(WRITTEN TASK): Working from the data below, reproduce exactly the lines starting at the one that holds "Clone this chart" and ending at the one that holds "import * as d3 from 'd3';". Pictures are excluded.

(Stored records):
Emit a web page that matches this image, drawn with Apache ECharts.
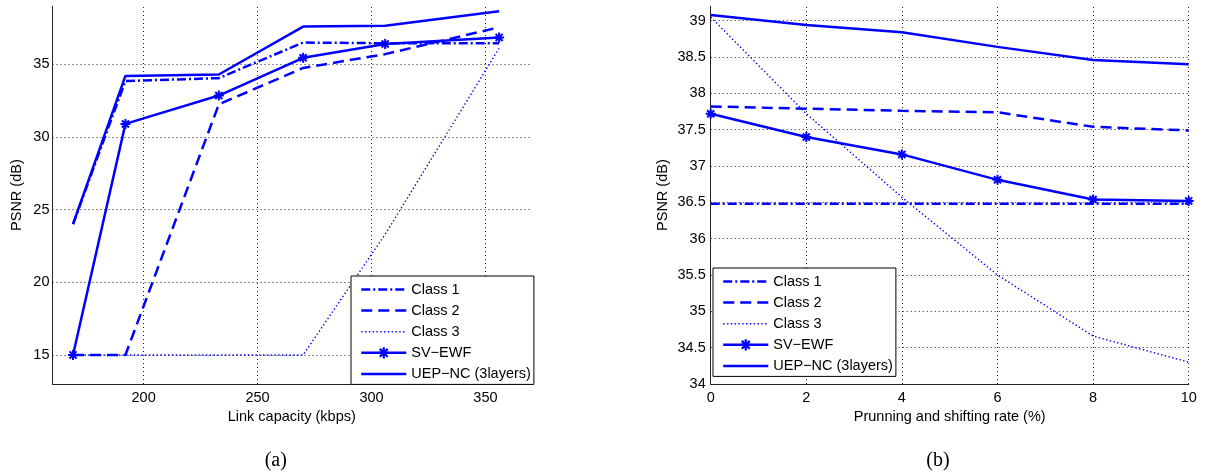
<!DOCTYPE html>
<html><head><meta charset="utf-8">
<script src="https://cdn.jsdelivr.net/npm/echarts@6/dist/echarts.min.js"></script>
<style>html,body{margin:0;padding:0;background:#fff}#c{width:1207px;height:474px}</style>
</head><body><div id="c"></div>
<script>
// ---------- data ----------
const seriesNames = ['Class 1', 'Class 2', 'Class 3', 'SV\u2212EWF', 'UEP\u2212NC (3layers)'];
// (a) PSNR vs link capacity
const capacityKbps = [169, 192, 233, 270, 306, 356];
const aClass1 = [24.0, 33.85, 34.05, 36.5, 36.45, 36.45];
const aClass2 = [15, 15, 32.25, 34.75, 35.7, 37.55];
const aClass3 = [15, 15, 15, 15, 23.3, 36.1];
const aSvEwf  = [15, 30.9, 32.85, 35.45, 36.4, 36.85];
const aUepNc  = [24.0, 34.2, 34.3, 37.6, 37.65, 38.65];
// (b) PSNR vs prunning and shifting rate
const rateX   = [0, 2, 4, 6, 8, 10];
const bClass1 = [36.48, 36.48, 36.48, 36.48, 36.48, 36.48];
const bClass2 = [37.82, 37.79, 37.76, 37.74, 37.54, 37.49];
const bClass3 = [39.05, 37.72, 36.57, 35.5, 34.66, 34.3];
const bSvEwf  = [37.72, 37.40, 37.16, 36.81, 36.54, 36.52];
const bUepNc  = [39.08, 38.94, 38.84, 38.64, 38.46, 38.40];
// tick / grid values
const aXTicks = [200, 250, 300, 350];
const aYTicks = [15, 20, 25, 30, 35];
const bXTicks = [0, 2, 4, 6, 8, 10];
const bYTicks = [34, 34.5, 35, 35.5, 36, 36.5, 37, 37.5, 38, 38.5, 39];

// ---------- styles ----------
const BLUE = '#0000ff';
const FONT = 'Liberation Sans';
const FS = 14.5;
const STAR = 'path://M-1,-5L1,-5L1,5L-1,5Z M5,-1L5,1L-5,1L-5,-1Z ' +
  'M2.828,-4.243L4.243,-2.828L-2.828,4.243L-4.243,2.828Z ' +
  'M-4.243,-2.828L-2.828,-4.243L4.243,2.828L2.828,4.243Z';
const styles = [
  { type: [9, 3, 2, 3], width: 2.5, symbol: 'none' },
  { type: [11, 6], width: 2.5, symbol: 'none' },
  { type: [1.4, 2.4], width: 1.4, symbol: 'none' },
  { type: 'solid', width: 2.5, symbol: STAR },
  { type: 'solid', width: 2.5, symbol: 'none' }
];
const aSets = [aClass1, aClass2, aClass3, aSvEwf, aUepNc];
const bSets = [bClass1, bClass2, bClass3, bSvEwf, bUepNc];

const gridLine = { color: '#222', width: 1, type: [1, 3] };
function gridMarks(xs, ys) {
  return {
    silent: true, symbol: ['none', 'none'], label: { show: false }, z: 1,
    animation: false, lineStyle: gridLine, emphasis: { disabled: true },
    data: ys.map(v => ({ yAxis: v })).concat(xs.map(v => ({ xAxis: v })))
  };
}
function makeSeries(gi, xs, sets, xt, yt) {
  return sets.map((arr, i) => {
    const s = {
      type: 'line', name: seriesNames[i], xAxisIndex: gi, yAxisIndex: gi,
      data: xs.map((x, k) => [x, arr[k]]),
      symbol: styles[i].symbol, symbolSize: 10, showSymbol: styles[i].symbol !== 'none',
      lineStyle: { color: BLUE, width: styles[i].width, type: styles[i].type },
      itemStyle: { color: BLUE },
      silent: true, animation: false, z: 3
    };
    if (i === 0) s.markLine = gridMarks(xt, yt);
    return s;
  });
}
function legendData() {
  return seriesNames.map((n, i) => ({
    name: n,
    itemStyle: styles[i].symbol === 'none' ? { opacity: 0 } : { color: BLUE },
    lineStyle: { width: styles[i].width, color: BLUE, type: styles[i].type }
  }));
}
function legendAt(left, top) {
  return {
    orient: 'vertical', left: left, top: top, itemWidth: 45, itemHeight: 14, itemGap: 6.1,
    padding: [6, 3, 3, 9], borderColor: '#000', borderWidth: 1, backgroundColor: '#fff',
    selectedMode: false, textStyle: { fontFamily: FONT, fontSize: FS, color: '#000' },
    data: legendData()
  };
}
const axisText = { fontFamily: FONT, fontSize: FS, color: '#000' };
const axLine = { show: true, onZero: false, lineStyle: { color: '#222', width: 1 } };

const option = {
  backgroundColor: '#fff',
  animation: false,
  title: [
    { text: '(a)', left: 264.7, top: 451, padding: 0,
      textStyle: { fontFamily: 'Liberation Serif', fontSize: 20, fontWeight: 'normal', color: '#000' } },
    { text: '(b)', left: 926.3, top: 451, padding: 0,
      textStyle: { fontFamily: 'Liberation Serif', fontSize: 20, fontWeight: 'normal', color: '#000' } }
  ],
  grid: [
    { left: 52.5, top: 6.2, width: 478.5, height: 377.8 },
    { left: 710.7, top: 6.2, width: 478, height: 377.8 }
  ],
  legend: [legendAt(351, 276), legendAt(713, 268)],
  xAxis: [
    { gridIndex: 0, type: 'value', min: 160, max: 370, interval: 10,
      axisLine: axLine, axisTick: { show: false }, splitLine: { show: false },
      axisLabel: Object.assign({ margin: 6, formatter: v => (v % 50 === 0 ? String(v) : '') }, axisText),
      name: 'Link capacity (kbps)', nameLocation: 'middle', nameGap: 23, nameTextStyle: axisText },
    { gridIndex: 1, type: 'value', min: 0, max: 10, interval: 2,
      axisLine: axLine, axisTick: { show: false }, splitLine: { show: false },
      axisLabel: Object.assign({ margin: 6 }, axisText),
      name: 'Prunning and shifting rate (%)', nameLocation: 'middle', nameGap: 23, nameTextStyle: axisText }
  ],
  yAxis: [
    { gridIndex: 0, type: 'value', min: 13, max: 39, interval: 1,
      axisLine: axLine, axisTick: { show: false }, splitLine: { show: false },
      axisLabel: Object.assign({ margin: 3, formatter: v => (v % 5 === 0 ? String(v) : '') }, axisText),
      name: 'PSNR (dB)', nameLocation: 'middle', nameGap: 28, nameTextStyle: axisText },
    { gridIndex: 1, type: 'value', min: 34, max: 39.2, interval: 0.5,
      axisLine: axLine, axisTick: { show: false }, splitLine: { show: false },
      axisLabel: Object.assign({ margin: 5, showMaxLabel: false,
        formatter: v => (Math.abs(v * 2 - Math.round(v * 2)) < 1e-6 ? String(v) : '') }, axisText),
      name: 'PSNR (dB)', nameLocation: 'middle', nameGap: 40, nameTextStyle: axisText }
  ],
  series: makeSeries(0, capacityKbps, aSets, aXTicks, aYTicks)
    .concat(makeSeries(1, rateX, bSets, bXTicks, bYTicks))
};
const chart = echarts.init(document.getElementById('c'), null, { renderer: 'canvas' });
chart.setOption(option);
</script>
</body></html>
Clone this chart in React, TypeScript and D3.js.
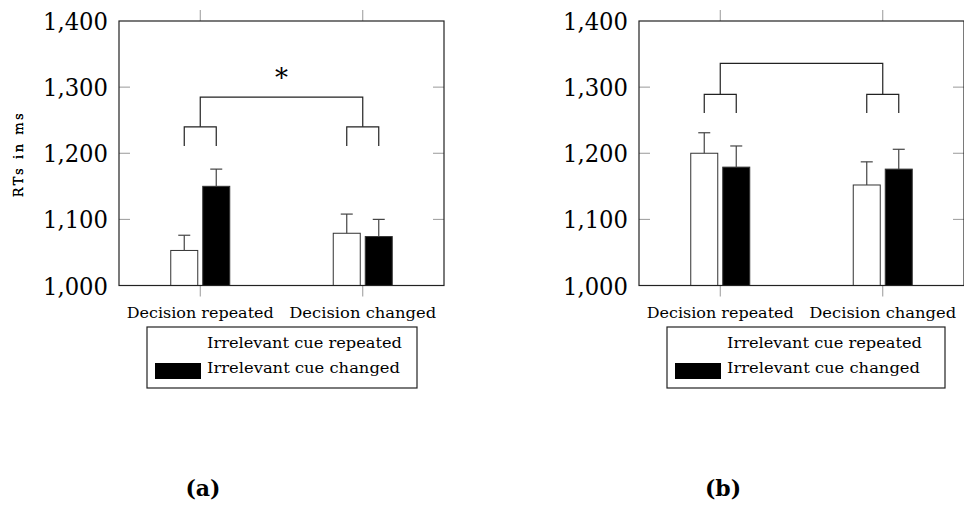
import React, { useEffect, useRef } from 'react';
import * as d3 from 'd3';

const categories = ['Decision repeated', 'Decision changed'];
const seriesNames = ['Irrelevant cue repeated', 'Irrelevant cue changed'];
const yTicks = [1000, 1100, 1200, 1300, 1400];

// panel (a)
const aRepeated = [1053, 1079];
const aChanged = [1150, 1074];
const aRepeatedErr = [23, 29];
const aChangedErr = [26, 26];
const aBracket = [1211, 1240, 1285]; // leg end, inner bar, outer bar

// panel (b)
const bRepeated = [1200, 1152];
const bChanged = [1179, 1176];
const bRepeatedErr = [31, 35];
const bChangedErr = [32, 30];
const bBracket = [1261, 1289, 1336];

const FONT = "'DejaVu Serif', serif";

const App = () => {
  const svgRef = useRef(null);

  useEffect(() => {
    const svg = d3.select(svgRef.current);
    svg.selectAll('*').remove();

    const width = 325;
    const height = 264.5;

    const panels = [
      { x0: 119, tag: '(a)', rep: aRepeated, chg: aChanged, repErr: aRepeatedErr, chgErr: aChangedErr, br: aBracket, star: true, legendW: 270 },
      { x0: 639, tag: '(b)', rep: bRepeated, chg: bChanged, repErr: bRepeatedErr, chgErr: bChangedErr, br: bBracket, star: false, legendW: 278 },
    ];

    panels.forEach((p) => {
      const g = svg.append('g').attr('transform', `translate(${p.x0}, 21)`);

      const x = d3.scaleBand().domain(categories).range([0, width]);
      const sub = d3.scaleBand().domain(seriesNames).range([-29.5, 29.5]).paddingInner(5 / 32);
      const y = d3.scaleLinear().domain([1000, 1400]).range([height, 0]);
      const cx = (c) => x(c) + x.bandwidth() / 2;

      // y ticks, inside on both sides
      yTicks.slice(1, 4).forEach((t) => {
        g.append('line').attr('x1', 0).attr('x2', 11).attr('y1', y(t)).attr('y2', y(t)).attr('stroke', '#999').attr('stroke-width', 1);
        g.append('line').attr('x1', width - 11).attr('x2', width).attr('y1', y(t)).attr('y2', y(t)).attr('stroke', '#999').attr('stroke-width', 1);
      });
      // x ticks, outside top and bottom
      categories.forEach((c) => {
        g.append('line').attr('x1', cx(c)).attr('x2', cx(c)).attr('y1', -11).attr('y2', 0).attr('stroke', '#999');
        g.append('line').attr('x1', cx(c)).attr('x2', cx(c)).attr('y1', height).attr('y2', height + 11).attr('stroke', '#999');
      });

      // y tick labels
      yTicks.forEach((t) => {
        g.append('text')
          .attr('x', -11)
          .attr('y', y(t) + 9)
          .attr('text-anchor', 'end')
          .attr('textLength', 65)
          .attr('lengthAdjust', 'spacingAndGlyphs')
          .style('font-family', FONT)
          .style('font-size', '25px')
          .text(d3.format(',')(t));
      });

      // y axis label
      g.append('text')
        .attr('transform', `translate(${-p.x0 + 23}, ${height / 2 + 2}) rotate(-90)`)
        .attr('text-anchor', 'middle')
        .attr('textLength', 84)
        .attr('lengthAdjust', 'spacing')
        .style('font-family', FONT)
        .style('font-size', '13px')
        .text('RTs in ms');

      // category labels
      categories.forEach((c) => {
        g.append('text')
          .attr('x', cx(c))
          .attr('y', 297)
          .attr('text-anchor', 'middle')
          .attr('textLength', 147)
          .attr('lengthAdjust', 'spacingAndGlyphs')
          .style('font-family', FONT)
          .style('font-size', '14px')
          .text(c);
      });

      // bars
      const series = [
        { name: seriesNames[0], vals: p.rep, err: p.repErr, fill: '#fff' },
        { name: seriesNames[1], vals: p.chg, err: p.chgErr, fill: '#000' },
      ];
      series.forEach((s) => {
        categories.forEach((c, i) => {
          const bx = cx(c) + sub(s.name);
          const mid = bx + sub.bandwidth() / 2;
          g.append('rect')
            .attr('x', bx)
            .attr('y', y(s.vals[i]))
            .attr('width', sub.bandwidth())
            .attr('height', height - y(s.vals[i]))
            .attr('fill', s.fill)
            .attr('stroke', '#333')
            .attr('stroke-width', 1);
          const top = y(s.vals[i] + s.err[i]);
          g.append('line').attr('x1', mid).attr('x2', mid).attr('y1', y(s.vals[i])).attr('y2', top).attr('stroke', '#444').attr('stroke-width', 1.2);
          g.append('line').attr('x1', mid - 6).attr('x2', mid + 6).attr('y1', top).attr('y2', top).attr('stroke', '#444').attr('stroke-width', 1.2);
        });
      });

      // frame
      g.append('rect').attr('width', width).attr('height', height).attr('fill', 'none').attr('stroke', '#222').attr('stroke-width', 1.2);

      // brackets
      const [legEnd, inner, outer] = p.br;
      const line = d3.line();
      categories.forEach((c) => {
        const l = cx(c) + sub(seriesNames[0]) + sub.bandwidth() / 2;
        const r = cx(c) + sub(seriesNames[1]) + sub.bandwidth() / 2;
        g.append('path')
          .attr('d', line([[l, y(legEnd)], [l, y(inner)], [r, y(inner)], [r, y(legEnd)]]))
          .attr('fill', 'none').attr('stroke', '#222').attr('stroke-width', 1.2);
      });
      const c0 = cx(categories[0]);
      const c1 = cx(categories[1]);
      g.append('path')
        .attr('d', line([[c0, y(inner)], [c0, y(outer)], [c1, y(outer)], [c1, y(inner)]]))
        .attr('fill', 'none').attr('stroke', '#222').attr('stroke-width', 1.2);
      if (p.star) {
        g.append('text')
          .attr('x', (c0 + c1) / 2)
          .attr('y', y(outer) - 10)
          .attr('text-anchor', 'middle')
          .style('font-family', FONT)
          .style('font-size', '26px')
          .text('*');
      }

      // legend
      const lg = g.append('g').attr('transform', `translate(28, 306)`);
      lg.append('rect').attr('width', p.legendW).attr('height', 61).attr('fill', '#fff').attr('stroke', '#222').attr('stroke-width', 1.2);
      seriesNames.forEach((n, i) => {
        lg.append('rect').attr('x', 8).attr('y', 11 + i * 25).attr('width', 46).attr('height', 16).attr('fill', i === 0 ? '#fff' : '#000');
        lg.append('text')
          .attr('x', 60)
          .attr('y', 21 + i * 25)
          .attr('textLength', n.length > 22 ? 195 : 193)
          .attr('lengthAdjust', 'spacingAndGlyphs')
          .style('font-family', FONT)
          .style('font-size', '14px')
          .text(n);
      });

      // subcaption
      svg.append('text')
        .attr('x', p.x0 + 84)
        .attr('y', 496)
        .attr('text-anchor', 'middle')
        .style('font-family', FONT)
        .style('font-size', '22px')
        .style('font-weight', 'bold')
        .text(p.tag);
    });
  }, []);

  return (
    <svg ref={svgRef} width={964} height={505} style={{ position: 'absolute', left: 0, top: 0, background: '#fff' }}></svg>
  );
};

export default App;
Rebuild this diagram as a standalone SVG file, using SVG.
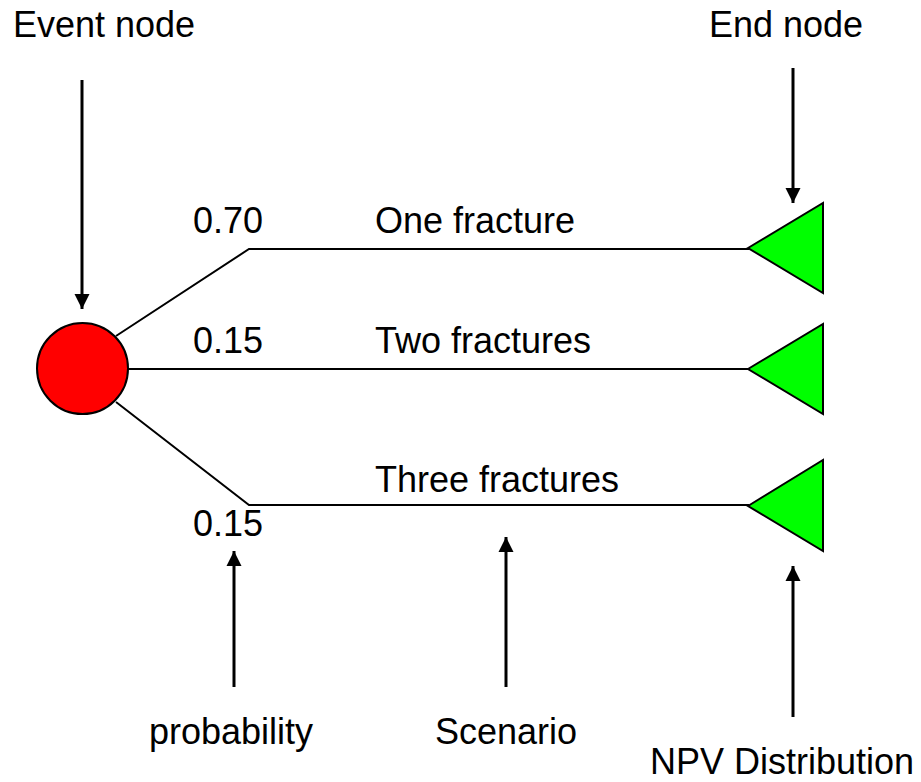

(ANSWER BELOW):
Clone this chart in React, TypeScript and D3.js.
import React, { useEffect, useRef } from 'react';
import * as d3 from 'd3';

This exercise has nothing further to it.